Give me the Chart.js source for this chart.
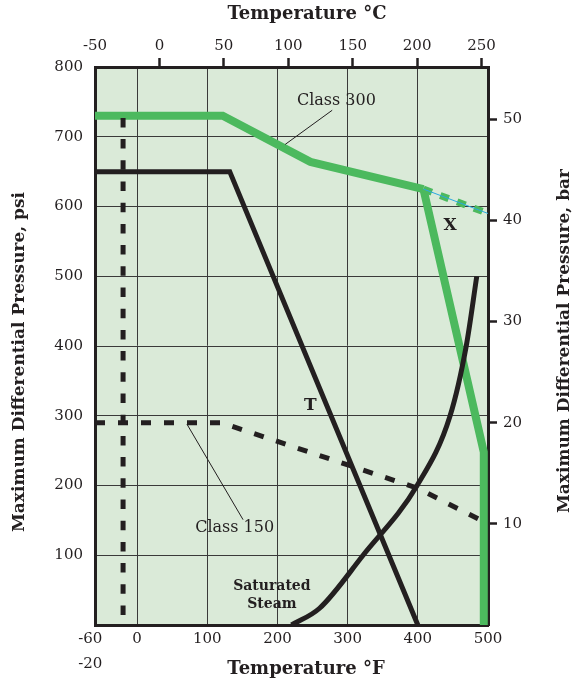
<!DOCTYPE html>
<html>
<head>
<meta charset="utf-8">
<script src="https://cdn.jsdelivr.net/npm/chart.js@4/dist/chart.umd.min.js"></script>
<style>
  html, body { margin: 0; padding: 0; background: #ffffff; }
  canvas { display: block; }
</style>
</head>
<body>
<canvas id="chart" width="585" height="684"></canvas>
<script>
// Temperature in °F, pressure in psi
const class300F   = [-60, 122, 247, 408];
const class300Psi = [730, 730, 664, 625];
const class300ExtF   = [408, 500];
const class300ExtPsi = [625, 590];
const xLineF   = [408, 494, 494];
const xLinePsi = [625, 248, 0];
const tLineF   = [-60, 132, 400];
const tLinePsi = [650, 650, 0];
const class150F   = [-60, 120, 400, 500];
const class150Psi = [290, 290, 196, 145];
const minTempF   = [-20, -20];
const minTempPsi = [727, 0];
const steamF   = [220, 260, 322, 399, 446, 469, 484];
const steamPsi = [0, 24, 100, 200, 300, 400, 500];

// leader lines for the class labels
const leader300F   = [278, 211];
const leader300Psi = [738, 689];
const leader150F   = [71, 151];
const leader150Psi = [288, 151];

// axis ticks
const fTicks   = [-60, 0, 100, 200, 300, 400, 500];
const cTicks   = [-50, 0, 50, 100, 150, 200, 250];
const psiTicks = [100, 200, 300, 400, 500, 600, 700, 800];
const barTicks = [10, 20, 30, 40, 50];
const PSI_PER_BAR = 14.5;

const GREEN = '#4CB95E';
const INK = '#231F20';
const SERIF = "'DejaVu Serif', serif";

const pts = (xs, ys) => xs.map((x, i) => ({ x: x, y: ys[i] }));

function line(label, xs, ys, color, width, extra) {
  return Object.assign({
    label: label,
    data: pts(xs, ys),
    borderColor: color,
    backgroundColor: color,
    borderWidth: width,
    pointRadius: 0,
    fill: false,
    tension: 0,
    xAxisID: 'x',
    yAxisID: 'y'
  }, extra || {});
}

const datasets = [
  line('Class 300 leader', leader300F, leader300Psi, INK, 1),
  line('Class 150 leader', leader150F, leader150Psi, INK, 1),
  line('Saturated Steam', steamF, steamPsi, INK, 5, { cubicInterpolationMode: 'monotone' }),
  line('Class 150', class150F, class150Psi, INK, 5, { borderDash: [10, 13] }),
  line('T', tLineF, tLinePsi, INK, 5),
  line('-20 °F', minTempF, minTempPsi, INK, 5, { borderDash: [9.5, 11.7] }),
  line('Class 300 ext guide', class300ExtF, class300ExtPsi, '#29A9E0', 1),
  line('Class 300 ext', class300ExtF, class300ExtPsi, GREEN, 7, { borderDash: [9, 9] }),
  line('X', xLineF, xLinePsi, GREEN, 8),
  line('Class 300', class300F, class300Psi, GREEN, 8)
];

// plot background and text annotations
const decor = {
  id: 'decor',
  beforeDraw(chart) {
    const a = chart.chartArea, ctx = chart.ctx;
    ctx.save();
    ctx.fillStyle = '#DAEAD8';
    ctx.fillRect(a.left, a.top, a.right - a.left, a.bottom - a.top);
    ctx.restore();
  },
  afterDatasetsDraw(chart) {
    const ctx = chart.ctx, sx = chart.scales.x, sy = chart.scales.y;
    const put = (txt, f, p, font) => {
      ctx.font = font;
      ctx.fillText(txt, sx.getPixelForValue(f), sy.getPixelForValue(p));
    };
    ctx.save();
    ctx.fillStyle = INK;
    ctx.textAlign = 'center';
    ctx.textBaseline = 'middle';
    put('Class 300', 284, 752, '16px ' + SERIF);
    put('Class 150', 139, 139, '16px ' + SERIF);
    put('T', 247, 315, 'bold 17px ' + SERIF);
    put('X', 446, 573, 'bold 17px ' + SERIF);
    put('Saturated', 192, 56, 'bold 14px ' + SERIF);
    put('Steam', 192, 29, 'bold 14px ' + SERIF);
    ctx.restore();
  },
  afterDraw(chart) {
    const ctx = chart.ctx;
    ctx.save();
    ctx.fillStyle = INK;
    ctx.font = 'bold 18px ' + SERIF;
    ctx.textAlign = 'center';
    ctx.textBaseline = 'middle';
    ctx.fillText('Temperature °C', 307, 14);
    ctx.fillText('Temperature °F', 306, 669);
    ctx.font = 'bold 17px ' + SERIF;
    ctx.translate(20, 362);
    ctx.rotate(-Math.PI / 2);
    ctx.fillText('Maximum Differential Pressure, psi', 0, 0);
    ctx.restore();
    ctx.save();
    ctx.fillStyle = INK;
    ctx.font = 'bold 17px ' + SERIF;
    ctx.textAlign = 'center';
    ctx.textBaseline = 'middle';
    ctx.translate(565, 341);
    ctx.rotate(-Math.PI / 2);
    ctx.fillText('Maximum Differential Pressure, bar', 0, 0);
    ctx.restore();
  }
};

const tickFont = { family: SERIF, size: 15 };
const border = { display: true, color: INK, width: 3 };
const fixTicks = (vals) => (scale) => { scale.ticks = vals.map(v => ({ value: v })); };

new Chart(document.getElementById('chart'), {
  type: 'line',
  data: { datasets: datasets },
  plugins: [decor],
  options: {
    responsive: false,
    animation: false,
    devicePixelRatio: 1,
    layout: { padding: 0 },
    plugins: { legend: { display: false }, tooltip: { enabled: false } },
    scales: {
      x: {
        type: 'linear', position: 'bottom', min: -60, max: 500,
        afterBuildTicks: fixTicks(fTicks),
        afterFit: (s) => { s.height = 59; },
        border: border,
        grid: {
          drawTicks: false,
          color: (c) => (c.tick && (c.tick.value === -60 || c.tick.value === 500)) ? 'rgba(0,0,0,0)' : '#3a3a3a',
          lineWidth: 1
        },
        ticks: {
          color: INK, padding: 2, maxRotation: 0, autoSkip: false,
          font: { family: SERIF, size: 15, lineHeight: 1.65 },
          callback: (v) => v === -60 ? ['-60  ', '-20  '] : String(v)
        }
      },
      x2: {
        type: 'linear', position: 'top', min: -50, max: 255,
        afterBuildTicks: fixTicks(cTicks),
        afterFit: (s) => { s.height = 67; },
        border: border,
        grid: {
          drawOnChartArea: false, drawTicks: true, tickLength: 9, tickWidth: 2.5,
          tickColor: (c) => (c.tick && c.tick.value === -50) ? 'rgba(0,0,0,0)' : INK
        },
        ticks: { color: INK, padding: 3, maxRotation: 0, autoSkip: false, font: tickFont }
      },
      y: {
        type: 'linear', position: 'left', min: 0, max: 800,
        afterBuildTicks: fixTicks(psiTicks),
        afterFit: (s) => { s.width = 95; },
        border: border,
        grid: {
          drawTicks: false,
          color: (c) => (c.tick && c.tick.value === 800) ? 'rgba(0,0,0,0)' : '#3a3a3a',
          lineWidth: 1
        },
        ticks: { color: INK, padding: 12, autoSkip: false, font: tickFont }
      },
      y2: {
        type: 'linear', position: 'right', min: 0, max: 800 / PSI_PER_BAR,
        afterBuildTicks: fixTicks(barTicks),
        afterFit: (s) => { s.width = 97; },
        border: border,
        grid: { drawOnChartArea: false, drawTicks: true, tickLength: 9, tickWidth: 2.5, tickColor: INK },
        ticks: { color: INK, padding: 6, autoSkip: false, font: tickFont }
      }
    }
  }
});
</script>
</body>
</html>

* Goal: Quote the listing above in full, except for the pictures.

* Full answer:
Give me the Chart.js source for this chart.
<!DOCTYPE html>
<html>
<head>
<meta charset="utf-8">
<script src="https://cdn.jsdelivr.net/npm/chart.js@4/dist/chart.umd.min.js"></script>
<style>
  html, body { margin: 0; padding: 0; background: #ffffff; }
  canvas { display: block; }
</style>
</head>
<body>
<canvas id="chart" width="585" height="684"></canvas>
<script>
// Temperature in °F, pressure in psi
const class300F   = [-60, 122, 247, 408];
const class300Psi = [730, 730, 664, 625];
const class300ExtF   = [408, 500];
const class300ExtPsi = [625, 590];
const xLineF   = [408, 494, 494];
const xLinePsi = [625, 248, 0];
const tLineF   = [-60, 132, 400];
const tLinePsi = [650, 650, 0];
const class150F   = [-60, 120, 400, 500];
const class150Psi = [290, 290, 196, 145];
const minTempF   = [-20, -20];
const minTempPsi = [727, 0];
const steamF   = [220, 260, 322, 399, 446, 469, 484];
const steamPsi = [0, 24, 100, 200, 300, 400, 500];

// leader lines for the class labels
const leader300F   = [278, 211];
const leader300Psi = [738, 689];
const leader150F   = [71, 151];
const leader150Psi = [288, 151];

// axis ticks
const fTicks   = [-60, 0, 100, 200, 300, 400, 500];
const cTicks   = [-50, 0, 50, 100, 150, 200, 250];
const psiTicks = [100, 200, 300, 400, 500, 600, 700, 800];
const barTicks = [10, 20, 30, 40, 50];
const PSI_PER_BAR = 14.5;

const GREEN = '#4CB95E';
const INK = '#231F20';
const SERIF = "'DejaVu Serif', serif";

const pts = (xs, ys) => xs.map((x, i) => ({ x: x, y: ys[i] }));

function line(label, xs, ys, color, width, extra) {
  return Object.assign({
    label: label,
    data: pts(xs, ys),
    borderColor: color,
    backgroundColor: color,
    borderWidth: width,
    pointRadius: 0,
    fill: false,
    tension: 0,
    xAxisID: 'x',
    yAxisID: 'y'
  }, extra || {});
}

const datasets = [
  line('Class 300 leader', leader300F, leader300Psi, INK, 1),
  line('Class 150 leader', leader150F, leader150Psi, INK, 1),
  line('Saturated Steam', steamF, steamPsi, INK, 5, { cubicInterpolationMode: 'monotone' }),
  line('Class 150', class150F, class150Psi, INK, 5, { borderDash: [10, 13] }),
  line('T', tLineF, tLinePsi, INK, 5),
  line('-20 °F', minTempF, minTempPsi, INK, 5, { borderDash: [9.5, 11.7] }),
  line('Class 300 ext guide', class300ExtF, class300ExtPsi, '#29A9E0', 1),
  line('Class 300 ext', class300ExtF, class300ExtPsi, GREEN, 7, { borderDash: [9, 9] }),
  line('X', xLineF, xLinePsi, GREEN, 8),
  line('Class 300', class300F, class300Psi, GREEN, 8)
];

// plot background and text annotations
const decor = {
  id: 'decor',
  beforeDraw(chart) {
    const a = chart.chartArea, ctx = chart.ctx;
    ctx.save();
    ctx.fillStyle = '#DAEAD8';
    ctx.fillRect(a.left, a.top, a.right - a.left, a.bottom - a.top);
    ctx.restore();
  },
  afterDatasetsDraw(chart) {
    const ctx = chart.ctx, sx = chart.scales.x, sy = chart.scales.y;
    const put = (txt, f, p, font) => {
      ctx.font = font;
      ctx.fillText(txt, sx.getPixelForValue(f), sy.getPixelForValue(p));
    };
    ctx.save();
    ctx.fillStyle = INK;
    ctx.textAlign = 'center';
    ctx.textBaseline = 'middle';
    put('Class 300', 284, 752, '16px ' + SERIF);
    put('Class 150', 139, 139, '16px ' + SERIF);
    put('T', 247, 315, 'bold 17px ' + SERIF);
    put('X', 446, 573, 'bold 17px ' + SERIF);
    put('Saturated', 192, 56, 'bold 14px ' + SERIF);
    put('Steam', 192, 29, 'bold 14px ' + SERIF);
    ctx.restore();
  },
  afterDraw(chart) {
    const ctx = chart.ctx;
    ctx.save();
    ctx.fillStyle = INK;
    ctx.font = 'bold 18px ' + SERIF;
    ctx.textAlign = 'center';
    ctx.textBaseline = 'middle';
    ctx.fillText('Temperature °C', 307, 14);
    ctx.fillText('Temperature °F', 306, 669);
    ctx.font = 'bold 17px ' + SERIF;
    ctx.translate(20, 362);
    ctx.rotate(-Math.PI / 2);
    ctx.fillText('Maximum Differential Pressure, psi', 0, 0);
    ctx.restore();
    ctx.save();
    ctx.fillStyle = INK;
    ctx.font = 'bold 17px ' + SERIF;
    ctx.textAlign = 'center';
    ctx.textBaseline = 'middle';
    ctx.translate(565, 341);
    ctx.rotate(-Math.PI / 2);
    ctx.fillText('Maximum Differential Pressure, bar', 0, 0);
    ctx.restore();
  }
};

const tickFont = { family: SERIF, size: 15 };
const border = { display: true, color: INK, width: 3 };
const fixTicks = (vals) => (scale) => { scale.ticks = vals.map(v => ({ value: v })); };

new Chart(document.getElementById('chart'), {
  type: 'line',
  data: { datasets: datasets },
  plugins: [decor],
  options: {
    responsive: false,
    animation: false,
    devicePixelRatio: 1,
    layout: { padding: 0 },
    plugins: { legend: { display: false }, tooltip: { enabled: false } },
    scales: {
      x: {
        type: 'linear', position: 'bottom', min: -60, max: 500,
        afterBuildTicks: fixTicks(fTicks),
        afterFit: (s) => { s.height = 59; },
        border: border,
        grid: {
          drawTicks: false,
          color: (c) => (c.tick && (c.tick.value === -60 || c.tick.value === 500)) ? 'rgba(0,0,0,0)' : '#3a3a3a',
          lineWidth: 1
        },
        ticks: {
          color: INK, padding: 2, maxRotation: 0, autoSkip: false,
          font: { family: SERIF, size: 15, lineHeight: 1.65 },
          callback: (v) => v === -60 ? ['-60  ', '-20  '] : String(v)
        }
      },
      x2: {
        type: 'linear', position: 'top', min: -50, max: 255,
        afterBuildTicks: fixTicks(cTicks),
        afterFit: (s) => { s.height = 67; },
        border: border,
        grid: {
          drawOnChartArea: false, drawTicks: true, tickLength: 9, tickWidth: 2.5,
          tickColor: (c) => (c.tick && c.tick.value === -50) ? 'rgba(0,0,0,0)' : INK
        },
        ticks: { color: INK, padding: 3, maxRotation: 0, autoSkip: false, font: tickFont }
      },
      y: {
        type: 'linear', position: 'left', min: 0, max: 800,
        afterBuildTicks: fixTicks(psiTicks),
        afterFit: (s) => { s.width = 95; },
        border: border,
        grid: {
          drawTicks: false,
          color: (c) => (c.tick && c.tick.value === 800) ? 'rgba(0,0,0,0)' : '#3a3a3a',
          lineWidth: 1
        },
        ticks: { color: INK, padding: 12, autoSkip: false, font: tickFont }
      },
      y2: {
        type: 'linear', position: 'right', min: 0, max: 800 / PSI_PER_BAR,
        afterBuildTicks: fixTicks(barTicks),
        afterFit: (s) => { s.width = 97; },
        border: border,
        grid: { drawOnChartArea: false, drawTicks: true, tickLength: 9, tickWidth: 2.5, tickColor: INK },
        ticks: { color: INK, padding: 6, autoSkip: false, font: tickFont }
      }
    }
  }
});
</script>
</body>
</html>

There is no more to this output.